I’m in a helicopter flying high above New York City. A gust of wind from the chopper’s engine blows hair in my face and the sound of the rotors is deafening. A thousand feet below me is Times Square, and the thought of falling is making my stomach flip.

And then ... I remove my virtual reality (VR) headset and come back to earth with a bump. I’m in a room not much bigger than a cupboard, in a cemetery in east London.

This is multi-sensory cinema, or “the feelies” as its creators like to call it – a movie screening tailored to stimulate the viewer’s senses of touch, taste, smell and movement. The phrase was coined by the English author Aldous Huxley, who, in his dystopian novel Brave New World, predicted the advent of real-time sensory cinema – the logical progression from the two dimensional “talkies” that defined cinema for much of the 20th century.

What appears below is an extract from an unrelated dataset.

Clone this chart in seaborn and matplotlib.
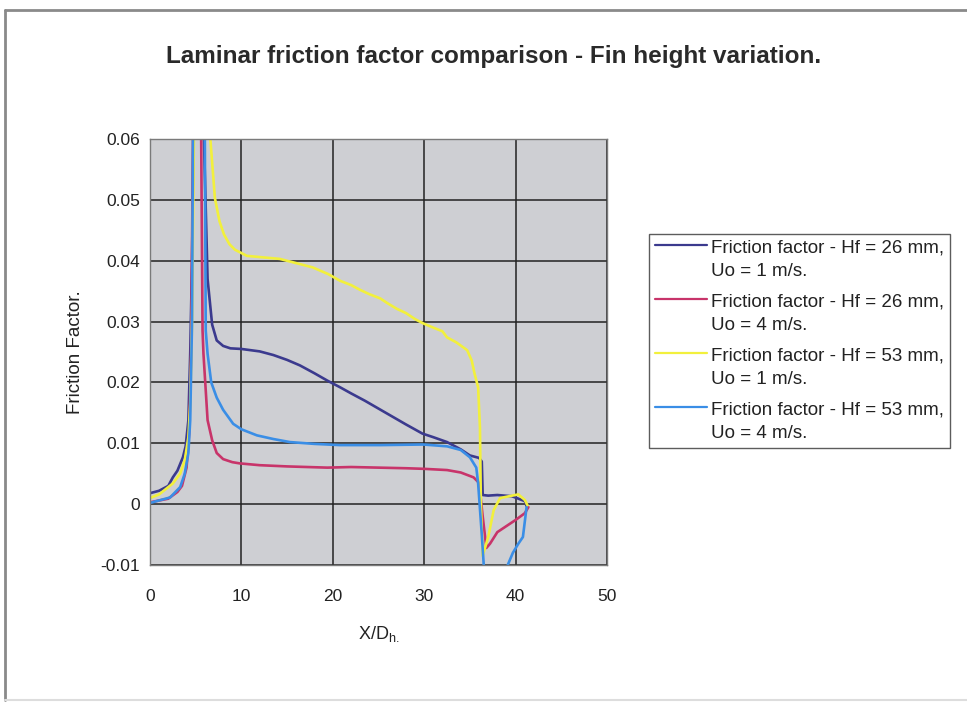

"A second film, Clouds over Sidra thrusts me into the heart of Jordan’s Za’atari refugee camp, and evokes very different emotions"

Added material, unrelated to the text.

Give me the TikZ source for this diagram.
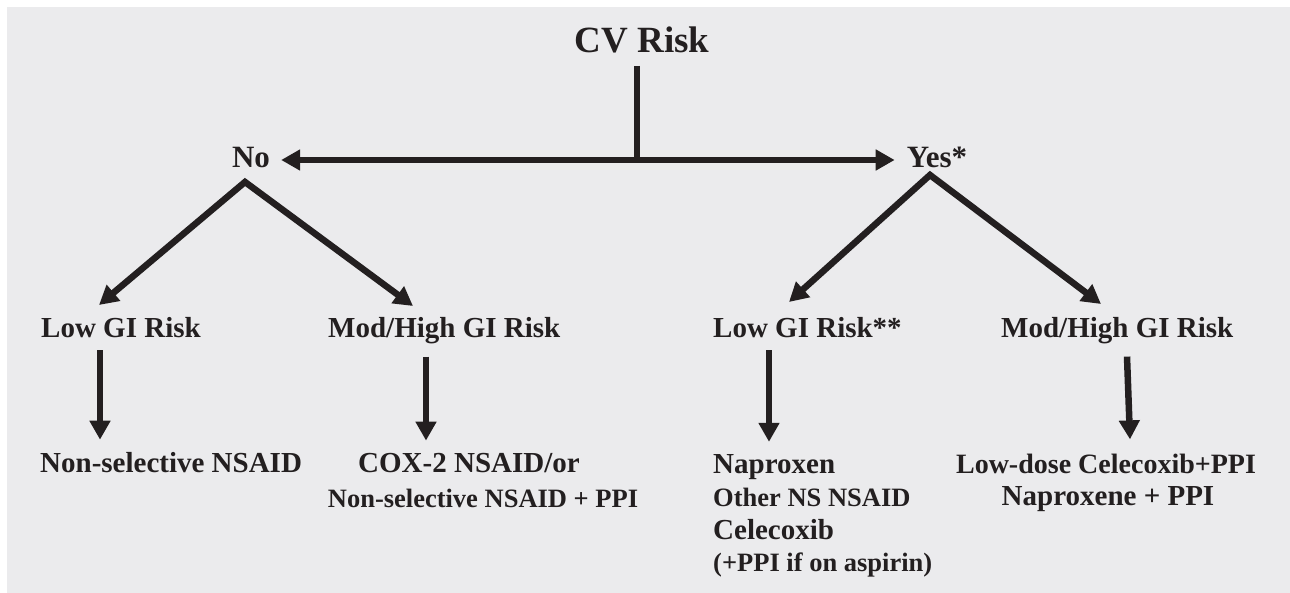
\documentclass[tikz,border=0pt]{standalone}
\usepackage{fontspec}
\setmainfont{Liberation Serif}
\usetikzlibrary{arrows.meta}
\definecolor{ink}{HTML}{231F20}
\definecolor{paper}{HTML}{EBEBED}

\begin{document}
\begin{tikzpicture}[x=1pt,y=-1pt,
    txt/.style={inner sep=0pt,text=ink,font=\bfseries\fontsize{29}{33}\selectfont},
    sm/.style={txt,font=\bfseries\fontsize{26.5}{30}\selectfont},
    ln/.style={draw=ink,line width=6.5pt},
    arr/.style={ln,-{Triangle[length=19pt,width=20pt]}},
    arrs/.style={ln,{Triangle[length=19pt,width=20pt]}-{Triangle[length=19pt,width=20pt]}}]
\useasboundingbox (0,0) rectangle (1290,593);
\fill[paper] (7,7) rectangle (1290,593);

\node[txt,anchor=base,font=\bfseries\fontsize{37}{40}\selectfont] (cv) at (642,53) {CV Risk};
\node[txt,anchor=base,font=\bfseries\fontsize{31}{34}\selectfont] (no) at (251,168) {No};
\node[txt,anchor=base,font=\bfseries\fontsize{31}{34}\selectfont] (yes) at (937,168) {Yes*};

\node[txt,anchor=base west] (lgl) at (41,338) {Low GI Risk};
\node[txt,anchor=base west] (mhl) at (328,338) {Mod/High GI Risk};
\node[txt,anchor=base west] (lgr) at (713,338) {Low GI Risk**};
\node[txt,anchor=base west] (mhr) at (1001,338) {Mod/High GI Risk};

\node[txt,anchor=base west] (nsl) at (40,472) {Non-selective NSAID};
\node[txt,anchor=base] (cox) at (469,472) {COX-2 NSAID/or};
\node[sm,anchor=base] (coxb) at (483,507) {Non-selective NSAID + PPI};
\node[txt,anchor=base west] (nap) at (713,473) {Naproxen};
\node[sm,anchor=base west] (napb) at (713,506) {Other NS NSAID};
\node[txt,anchor=base west] (napc) at (713,539) {Celecoxib};
\node[sm,anchor=base west] (napd) at (713,571) {(+PPI if on aspirin)};
\node[txt,anchor=base,font=\bfseries\fontsize{28}{32}\selectfont] (ldc) at (1106,473) {Low-dose Celecoxib+PPI};
\node[txt,anchor=base] (ldcb) at (1108,505) {Naproxene + PPI};

\coordinate (junc) at (637,160);
\coordinate (noapex) at (245,182);
\coordinate (yesapex) at (930,175);
\coordinate (tipa) at (99,305);
\coordinate (tipb) at (413,306);
\coordinate (tipc) at (789,302);
\coordinate (tipd) at (1101,304);

\draw[ln] ([yshift=-12pt]cv.south -| junc) -- (junc);
\draw[arrs] ([xshift=11pt]no.east |- junc) -- ([xshift=-12pt]yes.west |- junc);
\draw[arrs] (tipa) -- (noapex) -- (tipb);
\draw[arrs] (tipc) -- (yesapex) -- (tipd);

\draw[arr] ([xshift=59pt,yshift=-12pt]lgl.south west) -- ([xshift=60pt,yshift=12pt]nsl.north west);
\draw[arr] ([xshift=98pt,yshift=-12pt]mhl.south west) -- ([xshift=-43pt,yshift=12pt]cox.north);
\draw[arr] ([xshift=56pt,yshift=-12pt]lgr.south west) -- ([xshift=56pt,yshift=12pt]nap.north west);
\draw[arr] ([xshift=126pt,yshift=-12pt]mhr.south west) -- ([xshift=24pt,yshift=14pt]ldc.north);
\end{tikzpicture}
\end{document}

The “feelie” concept has been brought to life at the Shuffle festival, an arts and science event being held in Tower Hamlets Cemetery Park this week. Created by Shuffle with researchers from Oxford University’s Crossmodal Research Laboratory, the Wellcome Trust and Vrse.works, the makers of the VR experience in my headset, the multi-sensory experience allows viewers to visit two very different parts of the world: New York city and a refugee camp in Jordan.

Watching a “feelie” involves some strange rituals. Relieved of all possessions, the viewer is met by the “master of ceremonies”. A set of VR goggles is placed on your head and you are led blindly to your seat.

Within seconds the film begins and I am in New York face to face with JR, a mysterious French artist who flyposts massive black-and-white images in public spaces. He narrates a story about one of his installations which I’m soon able to see from the air after a helicopter plucks me off the street and propels me skywards.

At one point I find myself standing on the edge of Manhattan’s Flatiron building, a sensation that makes me gasp. I’m sure I’m about to fall, but the invisible team of sensory technicians hold me back.

"I’m in a helicopter flying high above New York City. A gust of wind from the chopper’s engine blows hair in my face and the sound of the rotors is deafening."

A second film, Clouds over Sidra thrusts me into the heart of Jordan’s Za’atari refugee camp, and evokes very different emotions. Seated in the camp with the smell of baking bread in my nostrils, I can turn in any direction – a full 360 degrees – to see the people and the buildings.

Grace Boyle, the Shuffle festival’s science director, says multi-sensory cinema is “pushing the boundaries of storytelling”. “People have become desensitised by traditional 2D film,” she said. “This is the next logical step and brings to light the best aspects of being human.”

Charles Michel, an experimental psychologist at the Crossmodal Research Lab, says the exciting thing about the Feelies is that it is one of the first examples of multi-sensory cinema involving “the more emotional senses of smell and touch”.

“The future of cinema really is about transporting people to different realities, even making them part of the action,” he said. “The arts have often been aimed at stimulating one or two of our senses, when reality is composed of at least five. I think the more multi-sensory the arts become, the more we’ll be able to experience mind-blowing stuff.”